Indonesia is considering shifting some of its crude oil imports from Middle Eastern countries to other countries including the US, following the disruption of vessel movements through the strait of Hormuz.

Indonesia's crude supply from Middle Eastern countries passes through the strait of Hormuz and makes up about 25.36mn bl or 19pc of national demand, energy minister Bahlil Lahadalia said on 3 March. But traffic through the strait — the world's most critical oil and LNG shipping lane — has almost ground to a halt since US and Israeli forces struck Iran on 28 February, with a number of vessels being attacked since then.

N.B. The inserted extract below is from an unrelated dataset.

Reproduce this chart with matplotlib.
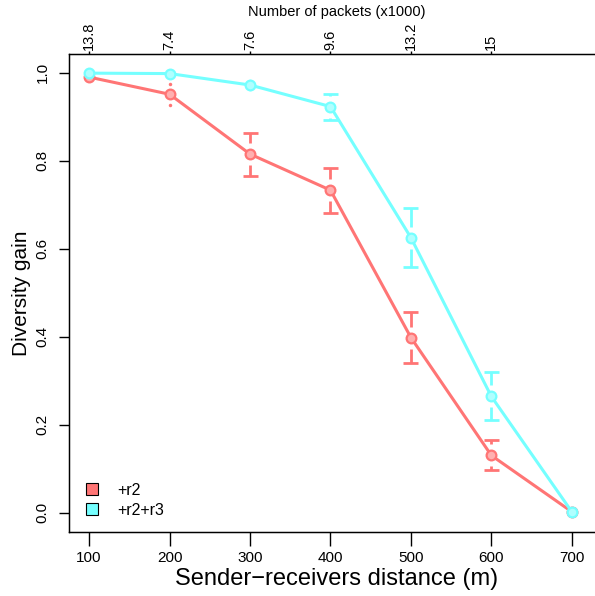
import numpy as np
import matplotlib
matplotlib.use("Agg")
import matplotlib.pyplot as plt

plt.rcParams['font.family'] = ['Liberation Sans', 'DejaVu Sans']

# data
distance = [100, 200, 300, 400, 500, 600, 700]
packets = ["13.8", "7.4", "7.6", "9.6", "13.2", "15"]

r2_mean = [0.990, 0.951, 0.815, 0.733, 0.398, 0.130, 0.002]
r2_low = [0.988, 0.927, 0.765, 0.681, 0.340, 0.096, 0.002]
r2_high = [0.993, 0.974, 0.862, 0.784, 0.455, 0.165, 0.002]

r23_mean = [0.999, 0.998, 0.972, 0.923, 0.625, 0.264, 0.002]
r23_low = [0.998, 0.996, 0.962, 0.892, 0.558, 0.210, 0.002]
r23_high = [1.000, 0.999, 0.981, 0.951, 0.692, 0.319, 0.002]

red = "#ff7575"
cyan = "#75ffff"

fig = plt.figure(figsize=(5.95, 5.96), dpi=100)
ax = fig.add_axes([69/595, 1 - 532/596, 535/595, (532 - 54)/596])
ax.set_xlim(75, 740)
ax.set_ylim(-0.044, 1.0425)


def draw_ci(x, mean, low, high, color):
    # gplots-style CI: bars with a gap around the point
    gap = 11.0   # pixels
    half = 7.5   # cap half width, pixels
    to_px = ax.transData
    to_data = ax.transData.inverted()
    for xi, m, lo, hi in zip(x, mean, low, high):
        px, pm = to_px.transform((xi, m))
        for end in (hi, lo):
            _, pe = to_px.transform((xi, end))
            d = pe - pm
            if abs(d) < 1.0:
                continue
            s = np.sign(d)
            if abs(d) > gap:
                (x0, y0) = to_data.transform((px, pm + s * gap))
                (x1, y1) = to_data.transform((px, pe))
                ax.plot([x0, x1], [y0, y1], color=color, lw=2.0,
                        solid_capstyle="butt", zorder=2)
                (xa, _) = to_data.transform((px - half, pe))
                (xb, _) = to_data.transform((px + half, pe))
                ax.plot([xa, xb], [y1, y1], color=color, lw=2.0,
                        solid_capstyle="butt", zorder=2)
            else:
                ax.plot([xi], [end], marker="o", ms=2.5, color=color,
                        mec="none", zorder=2)


ax.plot(distance, r2_mean, color=red, lw=2.2, marker="o", ms=7,
        mfc="#ffb0b0", mec=red, mew=1.6, zorder=3)
ax.plot(distance, r23_mean, color=cyan, lw=2.2, marker="o", ms=7,
        mfc="#b0ffff", mec=cyan, mew=1.6, zorder=3)
draw_ci(distance, r2_mean, r2_low, r2_high, red)
draw_ci(distance, r23_mean, r23_low, r23_high, cyan)

ax.set_xticks(distance)
ax.set_yticks([0.0, 0.2, 0.4, 0.6, 0.8, 1.0])
ax.set_yticklabels(["0.0", "0.2", "0.4", "0.6", "0.8", "1.0"], rotation=90,
                   va="center")
ax.tick_params(axis="x", direction="out", length=10, width=1, labelsize=11,
               pad=4)
ax.tick_params(axis="y", direction="out", length=7, width=1, labelsize=11,
               pad=7)
for sp in ax.spines.values():
    sp.set_linewidth(1.0)

ax.set_xlabel("Sender\u2212receivers distance (m)", fontsize=17, labelpad=2)
ax.set_ylabel("Diversity gain", fontsize=15, va="center")
ax.yaxis.set_label_coords(-0.088, 0.5)

top = ax.twiny()
top.set_xlim(ax.get_xlim())
top.set_xticks(distance[:-1])
top.set_xticklabels(packets, rotation=90, fontsize=10.5)
top.tick_params(axis="x", direction="out", length=2, width=1, pad=1)
top.set_xlabel("Number of packets (x1000)", fontsize=10.5, labelpad=4)

h1 = plt.Rectangle((0, 0), 1, 1, fc=red, ec="black", lw=0.8)
h2 = plt.Rectangle((0, 0), 1, 1, fc=cyan, ec="black", lw=0.8)
ax.legend([h1, h2], ["+r2", "+r2+r3"], loc="lower left", frameon=False,
          fontsize=11.5, handlelength=0.75, handleheight=0.75,
          handletextpad=1.2, labelspacing=0.3,
          bbox_to_anchor=(0.005, 0.0))

fig.savefig("out.png", dpi=100)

As part of its mitigation strategy to ensure it has enough supply to meet domestic needs, the government is shifting some crude oil imports from Middle Eastern countries to other countries with more secure supplies, including the US, according to the energy ministry. But more details including possible import figures were not disclosed.

Meanwhile, Indonesia currently has sufficient fuel reserves for about 20 days, Bahlil said on 2 March. But fuel imports are relatively smooth, he said.

Indonesia last month signed a trade deal with the US, where it agreed to purchase US energy products totalling $15bn, including $7bn of refined gasoline and $4.5bn of crude. But the country will not increase overall import volumes, and will instead cut some imports from several countries in southeast Asia, the Middle East and Africa, said Bahlil following the signing.

Indonesia currently sources most of its Middle Eastern crude from Saudi Arabia, importing around 2–3mn bl/month of Arab Light and Arab Medium grades, according to Kpler data, with the other grades being lighter crude sourced from the US or West Africa region. The volumes from Saudi Arabia are almost exclusively delivered to the 348,000 b/d Cilacap refinery in Central Java, which is configured to process heavier crude slates.

One to two crude tankers chartered by state-owned refiner Pertamina remain stranded in the Mideast Gulf region, sources said, potentially disrupting feedstock deliveries to Cilacap. Market participants suggest a 10–14 day operational buffer exists before the refiner must boost throughput to manage dwindling inventories while awaiting replacement cargoes, which face extended voyage times from alternative origins.

Gasoline term concluded, outlook uncertain

Pertamina, Asia-Pacific's largest gasoline buyer, has meanwhile concluded its second-quarter term tender on 27 February for gasoline and is expected to import around 9mn bl/month over April–June 2026, slightly higher compared with its first-quarter negotiated volumes of around 8mn bl/month.

The refiner is currently managing gasoline inventories cautiously, adopting a wait-and-see approach as the situation in the Middle East evolves, said a source close to the company. But any sustained run reductions at Cilacap would likely translate into increased spot gasoline buying.

Pertamina is typically price-sensitive and may initially draw down domestic stocks, but a prolonged refinery slowdown would eventually necessitate additional spot procurement in the coming months, traders said.

One mitigating factor is the anticipated restart of its Balikpapan residual fluid catalytic cracker (RFCC) at the end of March. This should reduce gasoline import requirements by around 40,000–45,000 b/d, partially offsetting the impact of crude supply disruptions. But as the RFCC unit is technically complex and a challenging unit to start up, the ramp-up will be gradual rather than immediate, potentially limiting the extent to which higher domestic production can offset import requirements in the near term.